--- begin ---

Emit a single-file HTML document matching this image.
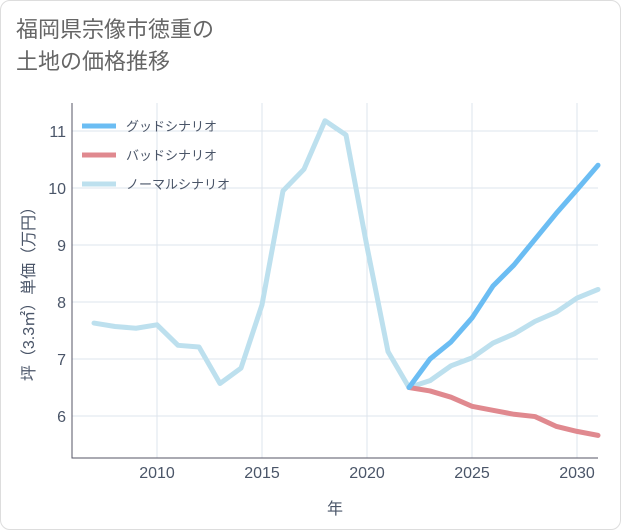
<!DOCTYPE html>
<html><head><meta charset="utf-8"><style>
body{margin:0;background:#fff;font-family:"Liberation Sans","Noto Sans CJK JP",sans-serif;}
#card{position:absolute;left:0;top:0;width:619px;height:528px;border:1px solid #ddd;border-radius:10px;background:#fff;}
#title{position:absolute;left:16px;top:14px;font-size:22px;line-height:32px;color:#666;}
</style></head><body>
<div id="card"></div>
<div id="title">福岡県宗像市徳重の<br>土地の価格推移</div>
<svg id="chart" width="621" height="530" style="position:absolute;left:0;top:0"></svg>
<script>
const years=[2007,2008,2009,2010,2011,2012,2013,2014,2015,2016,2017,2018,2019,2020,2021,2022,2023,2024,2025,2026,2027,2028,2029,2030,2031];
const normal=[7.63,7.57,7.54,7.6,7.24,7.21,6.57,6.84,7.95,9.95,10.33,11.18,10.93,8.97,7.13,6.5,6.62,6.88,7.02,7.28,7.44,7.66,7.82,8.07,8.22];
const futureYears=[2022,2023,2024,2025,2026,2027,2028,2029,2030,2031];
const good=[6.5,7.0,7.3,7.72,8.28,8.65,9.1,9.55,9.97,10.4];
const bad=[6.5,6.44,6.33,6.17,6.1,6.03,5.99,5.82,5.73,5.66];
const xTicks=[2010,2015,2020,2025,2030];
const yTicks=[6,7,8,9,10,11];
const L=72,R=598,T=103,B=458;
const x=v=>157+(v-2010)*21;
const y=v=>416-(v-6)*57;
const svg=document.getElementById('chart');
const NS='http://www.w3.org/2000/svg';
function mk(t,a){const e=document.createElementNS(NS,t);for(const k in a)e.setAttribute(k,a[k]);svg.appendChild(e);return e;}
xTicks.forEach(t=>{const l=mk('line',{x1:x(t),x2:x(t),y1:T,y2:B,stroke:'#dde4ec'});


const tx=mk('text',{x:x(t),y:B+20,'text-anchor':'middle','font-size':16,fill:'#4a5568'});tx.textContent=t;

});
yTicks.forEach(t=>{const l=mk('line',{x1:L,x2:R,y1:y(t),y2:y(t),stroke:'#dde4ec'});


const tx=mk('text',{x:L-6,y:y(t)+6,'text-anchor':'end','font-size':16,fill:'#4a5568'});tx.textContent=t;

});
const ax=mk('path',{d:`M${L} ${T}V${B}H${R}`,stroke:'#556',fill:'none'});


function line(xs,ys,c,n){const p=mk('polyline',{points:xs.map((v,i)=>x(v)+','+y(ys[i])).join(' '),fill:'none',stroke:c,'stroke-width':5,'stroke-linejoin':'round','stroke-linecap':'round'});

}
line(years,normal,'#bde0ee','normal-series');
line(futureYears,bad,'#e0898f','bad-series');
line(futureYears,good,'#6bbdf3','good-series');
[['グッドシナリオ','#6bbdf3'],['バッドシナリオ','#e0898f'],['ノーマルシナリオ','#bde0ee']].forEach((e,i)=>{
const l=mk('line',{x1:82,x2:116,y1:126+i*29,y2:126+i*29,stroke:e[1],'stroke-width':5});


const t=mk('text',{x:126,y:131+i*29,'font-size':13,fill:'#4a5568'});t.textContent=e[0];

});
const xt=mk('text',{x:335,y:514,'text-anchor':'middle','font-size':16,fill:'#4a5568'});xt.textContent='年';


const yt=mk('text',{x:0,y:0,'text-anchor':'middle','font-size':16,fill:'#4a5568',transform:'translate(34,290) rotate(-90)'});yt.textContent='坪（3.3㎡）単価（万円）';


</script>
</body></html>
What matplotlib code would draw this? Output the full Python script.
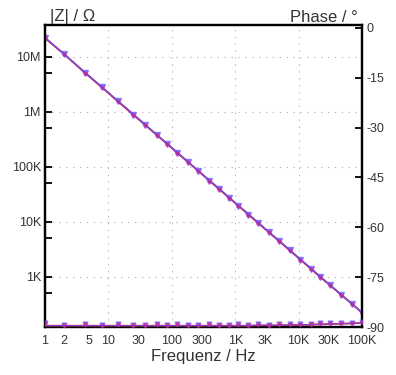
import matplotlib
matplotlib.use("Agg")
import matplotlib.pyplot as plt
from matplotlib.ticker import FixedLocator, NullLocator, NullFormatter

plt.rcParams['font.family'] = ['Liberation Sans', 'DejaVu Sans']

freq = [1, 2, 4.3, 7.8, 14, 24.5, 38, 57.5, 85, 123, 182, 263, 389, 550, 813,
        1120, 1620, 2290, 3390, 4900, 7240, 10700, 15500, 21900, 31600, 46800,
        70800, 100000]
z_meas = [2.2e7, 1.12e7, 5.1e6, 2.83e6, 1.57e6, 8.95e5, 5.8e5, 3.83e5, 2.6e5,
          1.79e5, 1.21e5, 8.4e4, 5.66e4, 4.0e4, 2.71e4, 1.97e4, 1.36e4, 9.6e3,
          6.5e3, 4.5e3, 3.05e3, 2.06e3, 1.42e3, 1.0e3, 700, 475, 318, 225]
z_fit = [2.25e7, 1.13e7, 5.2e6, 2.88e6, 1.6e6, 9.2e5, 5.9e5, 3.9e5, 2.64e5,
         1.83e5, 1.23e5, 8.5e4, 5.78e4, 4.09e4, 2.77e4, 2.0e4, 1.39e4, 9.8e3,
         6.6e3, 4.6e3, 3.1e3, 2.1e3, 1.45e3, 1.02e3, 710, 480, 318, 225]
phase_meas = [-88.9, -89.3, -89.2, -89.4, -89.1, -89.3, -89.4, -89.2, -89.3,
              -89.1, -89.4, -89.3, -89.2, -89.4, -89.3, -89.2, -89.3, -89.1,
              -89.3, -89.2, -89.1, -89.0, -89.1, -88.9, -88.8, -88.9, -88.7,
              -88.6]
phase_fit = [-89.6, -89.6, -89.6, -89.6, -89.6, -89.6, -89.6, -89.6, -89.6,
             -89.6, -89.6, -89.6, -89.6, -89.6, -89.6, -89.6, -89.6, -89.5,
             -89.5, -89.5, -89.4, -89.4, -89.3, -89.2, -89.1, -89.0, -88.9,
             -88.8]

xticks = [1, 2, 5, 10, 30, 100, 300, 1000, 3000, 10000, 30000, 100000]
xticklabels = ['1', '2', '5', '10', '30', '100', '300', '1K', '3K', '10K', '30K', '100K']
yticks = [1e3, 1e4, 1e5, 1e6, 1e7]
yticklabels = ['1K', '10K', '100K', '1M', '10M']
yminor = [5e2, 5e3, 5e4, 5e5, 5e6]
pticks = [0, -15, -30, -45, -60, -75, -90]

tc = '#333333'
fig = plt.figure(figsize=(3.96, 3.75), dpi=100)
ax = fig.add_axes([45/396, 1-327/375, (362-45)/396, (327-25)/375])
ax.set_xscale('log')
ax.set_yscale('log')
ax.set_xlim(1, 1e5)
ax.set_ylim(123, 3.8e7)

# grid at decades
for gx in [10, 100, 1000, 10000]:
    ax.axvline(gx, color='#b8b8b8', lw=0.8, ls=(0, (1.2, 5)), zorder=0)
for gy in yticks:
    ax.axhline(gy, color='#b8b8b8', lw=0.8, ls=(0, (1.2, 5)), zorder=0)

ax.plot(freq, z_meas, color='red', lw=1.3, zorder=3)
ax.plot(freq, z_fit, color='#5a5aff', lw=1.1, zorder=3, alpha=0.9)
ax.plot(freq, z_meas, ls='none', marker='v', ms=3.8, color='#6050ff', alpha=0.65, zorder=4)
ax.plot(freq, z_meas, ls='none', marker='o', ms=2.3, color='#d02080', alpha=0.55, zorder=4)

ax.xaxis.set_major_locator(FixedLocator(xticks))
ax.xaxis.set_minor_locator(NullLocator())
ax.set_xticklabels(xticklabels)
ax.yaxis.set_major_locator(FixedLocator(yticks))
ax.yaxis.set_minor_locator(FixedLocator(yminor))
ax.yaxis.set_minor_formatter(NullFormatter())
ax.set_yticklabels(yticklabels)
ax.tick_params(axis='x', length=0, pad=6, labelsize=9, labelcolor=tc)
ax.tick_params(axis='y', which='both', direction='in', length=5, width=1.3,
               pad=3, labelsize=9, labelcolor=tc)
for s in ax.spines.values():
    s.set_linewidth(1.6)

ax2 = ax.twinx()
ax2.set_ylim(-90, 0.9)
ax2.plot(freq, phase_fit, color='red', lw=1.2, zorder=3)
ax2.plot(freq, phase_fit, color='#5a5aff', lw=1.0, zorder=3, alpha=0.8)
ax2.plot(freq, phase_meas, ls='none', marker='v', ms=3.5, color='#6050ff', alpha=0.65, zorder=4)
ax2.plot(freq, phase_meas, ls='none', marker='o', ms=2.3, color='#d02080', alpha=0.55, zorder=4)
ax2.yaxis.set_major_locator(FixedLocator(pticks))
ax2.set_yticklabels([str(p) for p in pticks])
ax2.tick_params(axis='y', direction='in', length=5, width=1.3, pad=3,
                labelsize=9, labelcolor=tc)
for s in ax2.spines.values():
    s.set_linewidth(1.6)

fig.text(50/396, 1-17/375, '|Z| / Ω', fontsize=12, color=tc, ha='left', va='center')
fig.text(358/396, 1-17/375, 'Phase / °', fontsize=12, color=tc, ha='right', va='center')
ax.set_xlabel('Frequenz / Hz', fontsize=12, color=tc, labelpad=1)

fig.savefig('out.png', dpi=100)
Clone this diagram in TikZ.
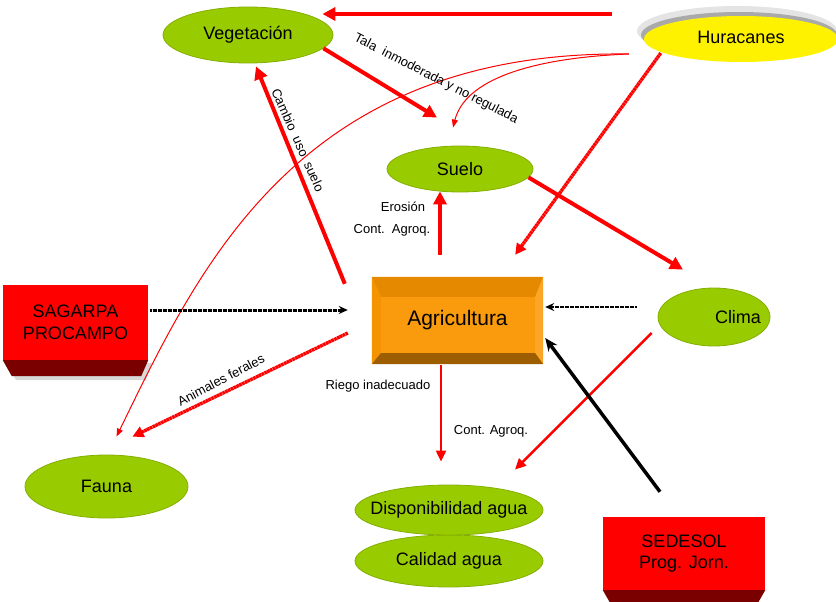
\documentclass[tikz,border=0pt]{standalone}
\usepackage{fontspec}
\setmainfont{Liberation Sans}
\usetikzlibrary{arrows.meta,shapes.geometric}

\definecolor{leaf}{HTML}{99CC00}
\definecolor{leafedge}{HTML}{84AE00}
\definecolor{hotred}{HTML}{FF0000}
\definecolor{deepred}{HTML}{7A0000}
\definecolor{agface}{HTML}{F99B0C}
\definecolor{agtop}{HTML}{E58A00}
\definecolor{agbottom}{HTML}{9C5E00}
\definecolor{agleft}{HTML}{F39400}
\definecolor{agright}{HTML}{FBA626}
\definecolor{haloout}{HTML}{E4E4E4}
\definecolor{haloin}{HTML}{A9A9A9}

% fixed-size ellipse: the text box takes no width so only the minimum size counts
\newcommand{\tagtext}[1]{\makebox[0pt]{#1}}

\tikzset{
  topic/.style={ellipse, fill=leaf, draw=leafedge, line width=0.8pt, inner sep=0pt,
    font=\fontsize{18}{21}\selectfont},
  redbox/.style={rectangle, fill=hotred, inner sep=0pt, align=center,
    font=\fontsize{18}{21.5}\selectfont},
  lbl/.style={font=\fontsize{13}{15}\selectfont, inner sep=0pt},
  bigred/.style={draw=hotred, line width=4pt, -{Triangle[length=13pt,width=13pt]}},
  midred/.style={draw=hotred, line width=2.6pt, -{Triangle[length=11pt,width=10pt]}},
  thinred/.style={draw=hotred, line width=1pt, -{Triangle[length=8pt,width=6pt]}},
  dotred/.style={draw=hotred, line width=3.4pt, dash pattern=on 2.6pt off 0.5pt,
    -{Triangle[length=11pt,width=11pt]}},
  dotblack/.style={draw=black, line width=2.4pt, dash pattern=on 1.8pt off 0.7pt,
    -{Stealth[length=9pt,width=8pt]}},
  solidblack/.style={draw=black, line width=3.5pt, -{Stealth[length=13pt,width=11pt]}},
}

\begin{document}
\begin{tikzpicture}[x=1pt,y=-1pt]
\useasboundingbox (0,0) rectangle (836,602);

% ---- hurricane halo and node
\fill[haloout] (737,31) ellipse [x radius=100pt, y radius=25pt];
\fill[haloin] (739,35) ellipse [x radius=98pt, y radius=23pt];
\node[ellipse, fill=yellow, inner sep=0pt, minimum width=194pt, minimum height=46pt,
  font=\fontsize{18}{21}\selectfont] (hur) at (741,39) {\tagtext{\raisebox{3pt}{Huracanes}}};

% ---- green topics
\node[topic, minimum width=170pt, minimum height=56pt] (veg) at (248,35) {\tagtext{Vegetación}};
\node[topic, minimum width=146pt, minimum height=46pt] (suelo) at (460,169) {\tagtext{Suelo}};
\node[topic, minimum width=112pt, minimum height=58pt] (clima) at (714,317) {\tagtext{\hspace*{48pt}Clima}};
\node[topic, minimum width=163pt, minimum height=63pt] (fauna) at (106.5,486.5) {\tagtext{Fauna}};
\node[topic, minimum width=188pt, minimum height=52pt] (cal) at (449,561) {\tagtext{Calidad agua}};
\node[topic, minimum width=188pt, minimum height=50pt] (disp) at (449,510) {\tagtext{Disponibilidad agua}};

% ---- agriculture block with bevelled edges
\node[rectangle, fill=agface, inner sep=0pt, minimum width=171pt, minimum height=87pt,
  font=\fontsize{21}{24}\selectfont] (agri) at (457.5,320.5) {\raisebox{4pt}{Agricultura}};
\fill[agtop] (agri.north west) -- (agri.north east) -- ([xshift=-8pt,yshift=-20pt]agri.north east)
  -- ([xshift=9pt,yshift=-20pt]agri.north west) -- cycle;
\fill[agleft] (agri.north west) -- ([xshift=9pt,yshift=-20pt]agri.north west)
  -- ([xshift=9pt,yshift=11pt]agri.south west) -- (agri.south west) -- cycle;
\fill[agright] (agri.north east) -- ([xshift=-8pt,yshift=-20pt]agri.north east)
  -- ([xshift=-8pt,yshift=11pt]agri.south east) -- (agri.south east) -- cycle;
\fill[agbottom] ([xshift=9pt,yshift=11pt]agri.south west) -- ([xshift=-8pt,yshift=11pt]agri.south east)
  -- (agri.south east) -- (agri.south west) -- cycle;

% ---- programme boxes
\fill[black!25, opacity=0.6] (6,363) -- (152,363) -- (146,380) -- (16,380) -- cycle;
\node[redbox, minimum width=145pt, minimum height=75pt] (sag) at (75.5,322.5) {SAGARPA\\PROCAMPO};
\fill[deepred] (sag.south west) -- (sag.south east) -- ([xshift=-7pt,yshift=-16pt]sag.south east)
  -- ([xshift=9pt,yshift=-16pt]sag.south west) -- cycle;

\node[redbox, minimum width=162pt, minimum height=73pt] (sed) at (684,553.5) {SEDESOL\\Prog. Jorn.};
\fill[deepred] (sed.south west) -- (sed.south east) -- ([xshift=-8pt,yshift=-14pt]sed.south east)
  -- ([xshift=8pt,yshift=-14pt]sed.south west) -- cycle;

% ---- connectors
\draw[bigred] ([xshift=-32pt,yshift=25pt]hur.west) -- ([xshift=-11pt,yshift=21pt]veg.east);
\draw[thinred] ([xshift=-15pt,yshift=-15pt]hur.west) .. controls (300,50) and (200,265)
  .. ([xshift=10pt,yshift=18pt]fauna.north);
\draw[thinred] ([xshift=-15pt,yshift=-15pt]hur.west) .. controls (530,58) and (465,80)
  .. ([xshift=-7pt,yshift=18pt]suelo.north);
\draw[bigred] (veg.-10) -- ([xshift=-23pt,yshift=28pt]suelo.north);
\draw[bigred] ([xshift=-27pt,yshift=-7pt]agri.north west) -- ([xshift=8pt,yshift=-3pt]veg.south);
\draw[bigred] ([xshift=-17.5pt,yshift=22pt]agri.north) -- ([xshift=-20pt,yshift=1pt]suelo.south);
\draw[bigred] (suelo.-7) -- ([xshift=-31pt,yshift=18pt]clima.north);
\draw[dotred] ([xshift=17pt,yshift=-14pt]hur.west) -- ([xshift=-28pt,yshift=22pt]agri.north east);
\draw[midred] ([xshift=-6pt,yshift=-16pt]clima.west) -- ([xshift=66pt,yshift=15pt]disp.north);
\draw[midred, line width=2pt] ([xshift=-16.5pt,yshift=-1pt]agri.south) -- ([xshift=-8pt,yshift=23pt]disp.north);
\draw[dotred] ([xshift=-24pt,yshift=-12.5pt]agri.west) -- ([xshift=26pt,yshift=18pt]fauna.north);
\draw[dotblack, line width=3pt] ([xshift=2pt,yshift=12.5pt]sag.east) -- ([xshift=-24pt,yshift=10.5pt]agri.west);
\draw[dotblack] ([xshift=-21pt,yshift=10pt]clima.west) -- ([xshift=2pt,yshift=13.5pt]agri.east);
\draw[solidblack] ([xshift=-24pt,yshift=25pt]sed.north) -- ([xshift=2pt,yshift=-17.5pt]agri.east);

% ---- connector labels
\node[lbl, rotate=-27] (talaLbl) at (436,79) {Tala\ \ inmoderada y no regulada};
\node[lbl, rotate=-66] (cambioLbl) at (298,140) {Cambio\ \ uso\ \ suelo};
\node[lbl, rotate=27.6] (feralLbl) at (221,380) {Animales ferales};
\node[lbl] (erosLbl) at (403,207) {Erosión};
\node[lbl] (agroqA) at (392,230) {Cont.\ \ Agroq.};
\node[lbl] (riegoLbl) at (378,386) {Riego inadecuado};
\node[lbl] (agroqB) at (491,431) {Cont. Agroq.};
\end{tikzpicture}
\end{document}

--- end ---

◆ WHAT NEEDS TO BE DONE
Using the data above, set down each line from the line with "Clone this diagram in TikZ." to the line with "(hur) at (741,39)" exactly, both ends included, and leave the pictures behind. Nothing else belongs.

◆ SOLVED PROBLEM
Clone this diagram in TikZ.
\documentclass[tikz,border=0pt]{standalone}
\usepackage{fontspec}
\setmainfont{Liberation Sans}
\usetikzlibrary{arrows.meta,shapes.geometric}

\definecolor{leaf}{HTML}{99CC00}
\definecolor{leafedge}{HTML}{84AE00}
\definecolor{hotred}{HTML}{FF0000}
\definecolor{deepred}{HTML}{7A0000}
\definecolor{agface}{HTML}{F99B0C}
\definecolor{agtop}{HTML}{E58A00}
\definecolor{agbottom}{HTML}{9C5E00}
\definecolor{agleft}{HTML}{F39400}
\definecolor{agright}{HTML}{FBA626}
\definecolor{haloout}{HTML}{E4E4E4}
\definecolor{haloin}{HTML}{A9A9A9}

% fixed-size ellipse: the text box takes no width so only the minimum size counts
\newcommand{\tagtext}[1]{\makebox[0pt]{#1}}

\tikzset{
  topic/.style={ellipse, fill=leaf, draw=leafedge, line width=0.8pt, inner sep=0pt,
    font=\fontsize{18}{21}\selectfont},
  redbox/.style={rectangle, fill=hotred, inner sep=0pt, align=center,
    font=\fontsize{18}{21.5}\selectfont},
  lbl/.style={font=\fontsize{13}{15}\selectfont, inner sep=0pt},
  bigred/.style={draw=hotred, line width=4pt, -{Triangle[length=13pt,width=13pt]}},
  midred/.style={draw=hotred, line width=2.6pt, -{Triangle[length=11pt,width=10pt]}},
  thinred/.style={draw=hotred, line width=1pt, -{Triangle[length=8pt,width=6pt]}},
  dotred/.style={draw=hotred, line width=3.4pt, dash pattern=on 2.6pt off 0.5pt,
    -{Triangle[length=11pt,width=11pt]}},
  dotblack/.style={draw=black, line width=2.4pt, dash pattern=on 1.8pt off 0.7pt,
    -{Stealth[length=9pt,width=8pt]}},
  solidblack/.style={draw=black, line width=3.5pt, -{Stealth[length=13pt,width=11pt]}},
}

\begin{document}
\begin{tikzpicture}[x=1pt,y=-1pt]
\useasboundingbox (0,0) rectangle (836,602);

% ---- hurricane halo and node
\fill[haloout] (737,31) ellipse [x radius=100pt, y radius=25pt];
\fill[haloin] (739,35) ellipse [x radius=98pt, y radius=23pt];
\node[ellipse, fill=yellow, inner sep=0pt, minimum width=194pt, minimum height=46pt,
  font=\fontsize{18}{21}\selectfont] (hur) at (741,39) {\tagtext{\raisebox{3pt}{Huracanes}}};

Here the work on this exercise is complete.